Monthly averages of the results during a year. Daily results could be compared if daily measurements are available. Please see comment 2.
(7) PROCESSES AND PROCESS COMPONENTS SIMULATED (E.G. CARBONG: GPP, NPP, NEP):
Carbon:
a) fapar (fraction of absorbed photosynthetically active radiation)
b) LAI (Leaf Area Index)
c) GPP
d) Ra (Growth and maintenance autotrophic respirations)
e) NPP = GPP - Ra
f) Rh (Heterotrophic respiration)
g) NEP = NPP - Rh
Water:
a) Soils (simple bucket, saturated/unsaturated flow, controls on water movement through the profile, etc.):
b) Improved bucket model (IBM) is a one-layer model with calculation of hydraulic conductivity to estimate deep drainage.
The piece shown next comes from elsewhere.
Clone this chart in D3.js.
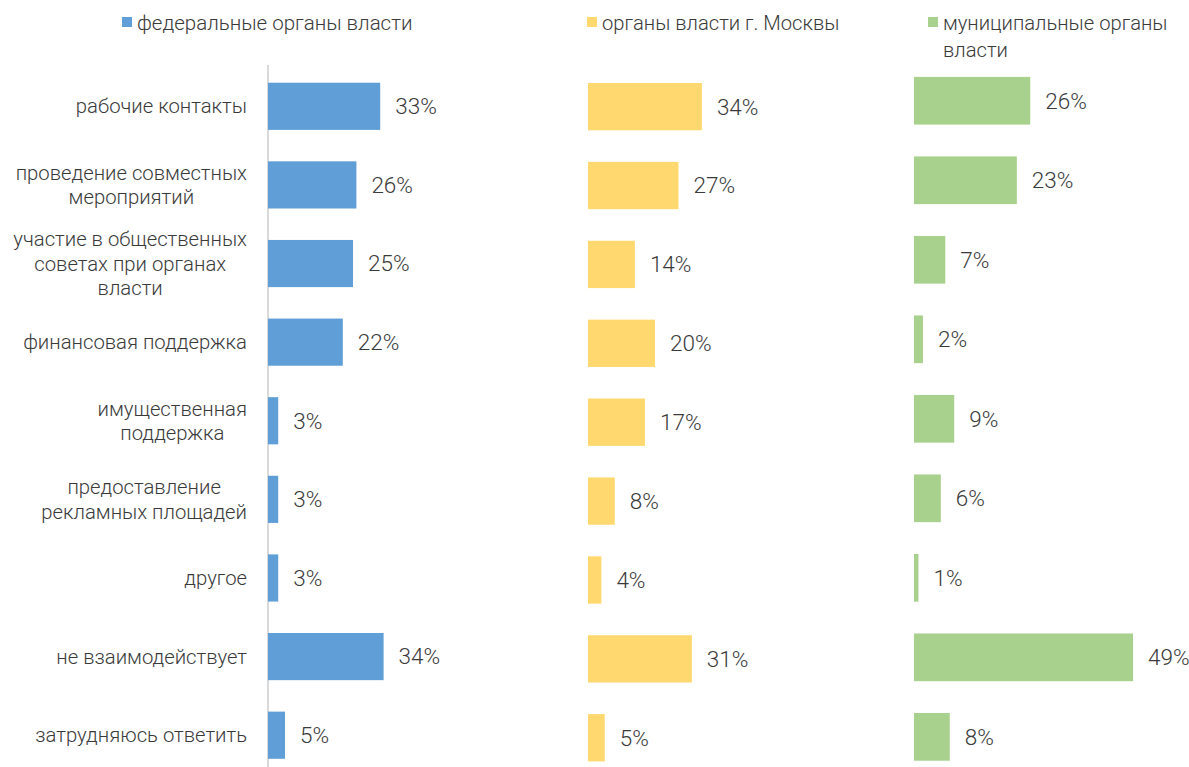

It provides evapotranspiration fluxes and interception by foliage.
c) Energy balance: (e.g. latent, sensible heat, aet, pet):
PET from Penman
AET
d) Snow: calculated in IBM
e)'Order' of water balance: (e.g. incoming water is first evaporated from plant/soil surface, then infiltration, transpiration, runoff)
Interception is parameterized
Nitrogen: not yet included
(8) SIMULATED RESERVOIRS
Carbon:
For each PFT:
vegetation: 2 pools (leaves and woody material)
litter: 2 pools (leaves and woody material)
SOC: 1 pool
Nitrogen: none
vegetation:
litter:
SON:
Soil water: 1 snow pool and 1 water pool
(9) CALIBRATION VARIABLE(S) AND METHOD:
The ratio between root and microbial contributions to soil respiration has been determined for grasslands and forests in such a way to optimize the agreement between observation and simulation of seasonal changes in atmospheric CO2. Atmospheric transport of CO2 has been simulated with model TM2 driven by carbon fluxes (NEP) from CARAIB.
(10) SCALING OF THE PROCESSES TO THE GRID CELL:
Leaf level: photosynthesis and stomatal exchange
Plant and ecosystem level: canopy model, plant and soil processes
Regional level (1° x 1°): area weighted average of several PFTs in each grid cell
(11) DISTURBANCE: (FIRE, GRAZING, HARVEST, TREE REMOVAL, ETC.)
None
(12) VEGETATION I/O: (E.G. POTENTIAL, ACTUAL)
Standard simulations: actual vegetation is considered, and crops are C3 or C4 plants.
Optionally, the model predicts potential vegetation if biogeography module is used.
(13) INPUT DRIVERS (CLIMATE, SITE, VEG, SOILS) AND RESOLUTION (E.G. DAILY, MONTHLY) REQUIRED FOR MODEL INITIALIZATION:
In standard version, CARAIB needs monthly climatic fields with the resolution 1° x 1° in longitude and latitude. These fields are (monthly values)
a) surface air temperature
b) range of daily temperature variation (Tmax — Tmin)
c) precipitation
d) fractional cloud cover or sunshine hours
e) magnitude of surface wind
f) relative humidity
Please, see also comment 2.
The model also needs soil texture (fractions of sand, silt and clay) and rooting depth.
(14) ADDITIONAL COMMENTS:
comment 1: the standard resolution of the model is 1° x 1° but it can run at 0.5° x 0.5°, provided that all inputs are supplied at the same resolution.
comment 2: it should be interesting to dispose on daily fields of temperature and precipitation, at least in some regions during some parts of the year, for example during growing period.